## Task directions
Look through the data below. Pick out the lines holding the string "matplotlib".

═══ Raw data

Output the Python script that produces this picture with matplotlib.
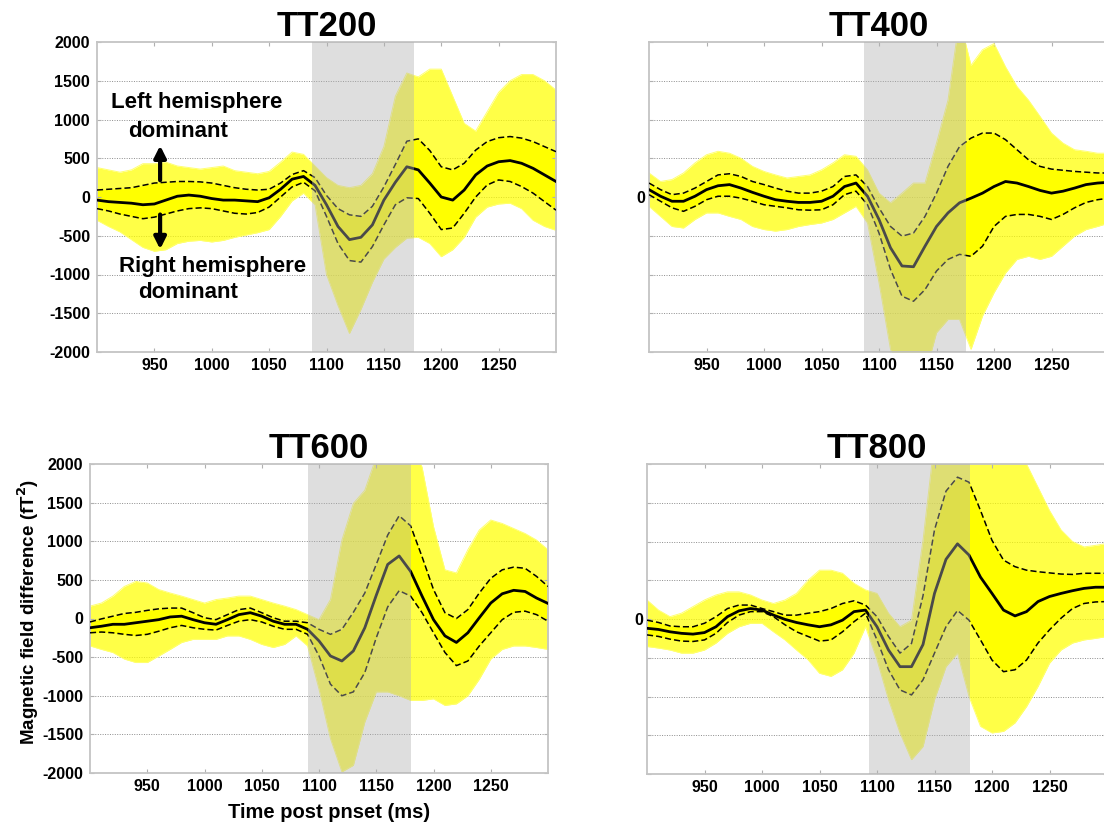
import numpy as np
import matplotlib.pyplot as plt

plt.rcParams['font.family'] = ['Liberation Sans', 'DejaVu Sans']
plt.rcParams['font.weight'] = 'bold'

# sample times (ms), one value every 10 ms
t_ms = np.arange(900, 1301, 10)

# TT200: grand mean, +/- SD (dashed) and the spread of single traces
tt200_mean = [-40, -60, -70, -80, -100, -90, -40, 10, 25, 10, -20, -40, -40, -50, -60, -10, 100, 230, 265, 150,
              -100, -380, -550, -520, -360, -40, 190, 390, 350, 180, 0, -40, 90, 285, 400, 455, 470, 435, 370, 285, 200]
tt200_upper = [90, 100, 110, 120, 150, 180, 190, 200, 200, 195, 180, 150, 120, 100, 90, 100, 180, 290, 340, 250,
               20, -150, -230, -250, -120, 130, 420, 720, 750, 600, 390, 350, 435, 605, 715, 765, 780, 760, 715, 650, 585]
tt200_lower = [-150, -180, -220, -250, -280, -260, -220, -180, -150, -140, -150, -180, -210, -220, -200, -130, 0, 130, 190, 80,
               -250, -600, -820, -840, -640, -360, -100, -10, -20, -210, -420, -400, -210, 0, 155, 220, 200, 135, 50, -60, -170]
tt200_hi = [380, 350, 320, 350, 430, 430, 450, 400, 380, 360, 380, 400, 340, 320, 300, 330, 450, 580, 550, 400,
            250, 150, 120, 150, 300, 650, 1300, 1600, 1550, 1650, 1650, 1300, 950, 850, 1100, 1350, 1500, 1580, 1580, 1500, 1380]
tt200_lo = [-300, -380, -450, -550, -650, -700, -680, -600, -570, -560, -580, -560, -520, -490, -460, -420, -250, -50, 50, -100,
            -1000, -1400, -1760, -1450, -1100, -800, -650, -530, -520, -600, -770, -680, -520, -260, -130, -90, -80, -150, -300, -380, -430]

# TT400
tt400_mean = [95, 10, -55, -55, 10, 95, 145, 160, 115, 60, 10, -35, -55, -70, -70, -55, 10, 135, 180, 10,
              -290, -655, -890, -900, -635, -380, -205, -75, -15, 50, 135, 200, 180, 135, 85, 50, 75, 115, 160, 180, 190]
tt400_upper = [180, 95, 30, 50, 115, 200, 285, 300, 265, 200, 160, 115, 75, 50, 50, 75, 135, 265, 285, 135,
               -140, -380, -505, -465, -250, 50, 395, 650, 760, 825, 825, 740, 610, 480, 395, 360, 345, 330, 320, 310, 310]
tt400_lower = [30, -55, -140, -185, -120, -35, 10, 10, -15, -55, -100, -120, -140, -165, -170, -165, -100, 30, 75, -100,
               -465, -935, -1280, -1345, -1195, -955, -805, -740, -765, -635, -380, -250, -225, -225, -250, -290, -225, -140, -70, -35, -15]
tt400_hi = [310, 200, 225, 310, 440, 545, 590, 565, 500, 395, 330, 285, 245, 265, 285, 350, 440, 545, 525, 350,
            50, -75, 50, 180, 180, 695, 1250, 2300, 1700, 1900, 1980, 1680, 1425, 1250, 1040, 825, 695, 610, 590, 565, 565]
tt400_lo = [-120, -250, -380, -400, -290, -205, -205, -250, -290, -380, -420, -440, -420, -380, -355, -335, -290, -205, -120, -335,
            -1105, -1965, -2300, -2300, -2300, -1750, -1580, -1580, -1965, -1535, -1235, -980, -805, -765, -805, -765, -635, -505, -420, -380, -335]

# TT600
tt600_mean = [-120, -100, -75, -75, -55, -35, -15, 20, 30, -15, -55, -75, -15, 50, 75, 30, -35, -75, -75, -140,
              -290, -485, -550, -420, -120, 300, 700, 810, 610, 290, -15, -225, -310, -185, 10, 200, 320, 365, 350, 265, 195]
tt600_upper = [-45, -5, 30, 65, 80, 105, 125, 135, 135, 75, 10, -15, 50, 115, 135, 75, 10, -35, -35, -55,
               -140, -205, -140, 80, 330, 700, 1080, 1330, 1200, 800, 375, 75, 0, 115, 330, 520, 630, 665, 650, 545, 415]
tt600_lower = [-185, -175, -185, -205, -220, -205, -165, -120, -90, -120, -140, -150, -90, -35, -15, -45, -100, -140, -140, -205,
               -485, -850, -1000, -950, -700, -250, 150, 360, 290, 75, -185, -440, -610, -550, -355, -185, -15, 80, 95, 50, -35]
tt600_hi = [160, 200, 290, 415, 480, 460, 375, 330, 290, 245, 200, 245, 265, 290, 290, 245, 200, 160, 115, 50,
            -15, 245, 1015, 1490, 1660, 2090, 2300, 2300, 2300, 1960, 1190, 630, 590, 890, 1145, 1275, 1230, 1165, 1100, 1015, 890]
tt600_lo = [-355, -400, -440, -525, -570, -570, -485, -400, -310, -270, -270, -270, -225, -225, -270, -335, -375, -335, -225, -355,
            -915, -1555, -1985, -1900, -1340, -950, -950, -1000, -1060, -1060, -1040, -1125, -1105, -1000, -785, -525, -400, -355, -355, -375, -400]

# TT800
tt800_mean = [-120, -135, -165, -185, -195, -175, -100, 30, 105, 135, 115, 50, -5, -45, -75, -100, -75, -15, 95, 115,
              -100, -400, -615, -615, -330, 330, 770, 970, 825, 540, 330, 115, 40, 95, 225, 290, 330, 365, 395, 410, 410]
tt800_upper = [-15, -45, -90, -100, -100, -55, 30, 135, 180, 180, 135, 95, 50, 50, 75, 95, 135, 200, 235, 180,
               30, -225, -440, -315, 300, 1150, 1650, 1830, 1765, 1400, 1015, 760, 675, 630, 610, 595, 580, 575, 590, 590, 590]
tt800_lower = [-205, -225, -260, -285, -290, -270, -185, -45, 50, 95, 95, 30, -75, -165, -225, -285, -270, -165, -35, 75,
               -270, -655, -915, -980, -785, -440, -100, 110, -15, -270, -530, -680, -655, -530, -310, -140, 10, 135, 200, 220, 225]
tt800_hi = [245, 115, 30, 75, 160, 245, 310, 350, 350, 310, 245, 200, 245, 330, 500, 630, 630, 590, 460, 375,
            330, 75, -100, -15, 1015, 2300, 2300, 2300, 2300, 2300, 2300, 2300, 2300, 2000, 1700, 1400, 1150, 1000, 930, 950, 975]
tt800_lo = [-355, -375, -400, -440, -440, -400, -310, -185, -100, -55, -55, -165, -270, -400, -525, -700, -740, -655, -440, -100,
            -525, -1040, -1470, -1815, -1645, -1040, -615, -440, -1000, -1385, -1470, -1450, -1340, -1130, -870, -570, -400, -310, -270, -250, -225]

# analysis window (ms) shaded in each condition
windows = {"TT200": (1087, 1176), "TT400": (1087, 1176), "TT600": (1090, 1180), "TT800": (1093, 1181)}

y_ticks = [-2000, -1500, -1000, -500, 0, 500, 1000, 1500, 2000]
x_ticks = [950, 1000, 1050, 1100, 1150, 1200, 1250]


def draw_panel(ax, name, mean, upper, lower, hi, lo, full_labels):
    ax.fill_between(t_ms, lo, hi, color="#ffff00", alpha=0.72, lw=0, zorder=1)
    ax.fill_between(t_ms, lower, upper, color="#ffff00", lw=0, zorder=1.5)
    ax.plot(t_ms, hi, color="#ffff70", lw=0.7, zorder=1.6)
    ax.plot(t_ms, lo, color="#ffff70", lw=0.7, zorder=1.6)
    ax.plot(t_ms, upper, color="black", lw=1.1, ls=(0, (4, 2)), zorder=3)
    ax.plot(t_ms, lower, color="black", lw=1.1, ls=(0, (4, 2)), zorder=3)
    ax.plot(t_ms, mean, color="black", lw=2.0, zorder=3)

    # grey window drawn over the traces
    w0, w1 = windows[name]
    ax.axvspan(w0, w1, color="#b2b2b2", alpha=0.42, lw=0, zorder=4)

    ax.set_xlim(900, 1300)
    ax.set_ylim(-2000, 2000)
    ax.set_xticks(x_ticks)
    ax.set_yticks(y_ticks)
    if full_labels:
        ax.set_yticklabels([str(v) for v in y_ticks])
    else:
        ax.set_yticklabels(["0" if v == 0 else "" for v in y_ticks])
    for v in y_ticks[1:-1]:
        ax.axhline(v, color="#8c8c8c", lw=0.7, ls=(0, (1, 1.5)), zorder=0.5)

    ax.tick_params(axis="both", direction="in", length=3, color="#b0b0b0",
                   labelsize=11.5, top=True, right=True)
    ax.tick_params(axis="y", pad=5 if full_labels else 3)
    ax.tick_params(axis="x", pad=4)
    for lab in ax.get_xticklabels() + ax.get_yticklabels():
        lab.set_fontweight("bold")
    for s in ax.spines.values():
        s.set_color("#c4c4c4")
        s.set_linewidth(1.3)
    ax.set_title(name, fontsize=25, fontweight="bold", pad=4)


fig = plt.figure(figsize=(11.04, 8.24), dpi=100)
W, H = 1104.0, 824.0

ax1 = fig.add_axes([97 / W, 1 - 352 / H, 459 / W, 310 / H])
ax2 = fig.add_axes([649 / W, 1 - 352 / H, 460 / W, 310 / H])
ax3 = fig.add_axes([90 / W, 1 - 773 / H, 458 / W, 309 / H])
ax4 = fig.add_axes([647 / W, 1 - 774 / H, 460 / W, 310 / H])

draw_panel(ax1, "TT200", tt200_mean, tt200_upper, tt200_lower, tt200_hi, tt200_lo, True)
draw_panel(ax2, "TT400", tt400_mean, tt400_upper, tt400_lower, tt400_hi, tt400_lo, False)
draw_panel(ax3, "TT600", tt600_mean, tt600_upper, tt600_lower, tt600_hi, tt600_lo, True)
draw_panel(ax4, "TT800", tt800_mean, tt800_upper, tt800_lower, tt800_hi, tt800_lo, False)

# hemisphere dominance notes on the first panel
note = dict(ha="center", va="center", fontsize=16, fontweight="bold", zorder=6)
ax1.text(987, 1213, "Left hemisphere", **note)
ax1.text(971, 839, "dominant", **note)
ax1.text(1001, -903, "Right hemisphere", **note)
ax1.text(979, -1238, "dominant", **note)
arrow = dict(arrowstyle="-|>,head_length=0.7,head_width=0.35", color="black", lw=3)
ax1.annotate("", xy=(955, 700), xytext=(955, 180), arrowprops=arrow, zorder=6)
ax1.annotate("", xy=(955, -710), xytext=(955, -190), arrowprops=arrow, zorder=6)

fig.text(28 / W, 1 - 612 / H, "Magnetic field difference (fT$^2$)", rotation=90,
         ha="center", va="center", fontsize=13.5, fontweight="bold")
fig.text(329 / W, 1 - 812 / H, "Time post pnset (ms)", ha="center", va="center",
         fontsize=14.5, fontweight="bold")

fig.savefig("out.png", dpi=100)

══════

## Expected answer
Output the Python script that produces this picture with matplotlib.
import matplotlib.pyplot as plt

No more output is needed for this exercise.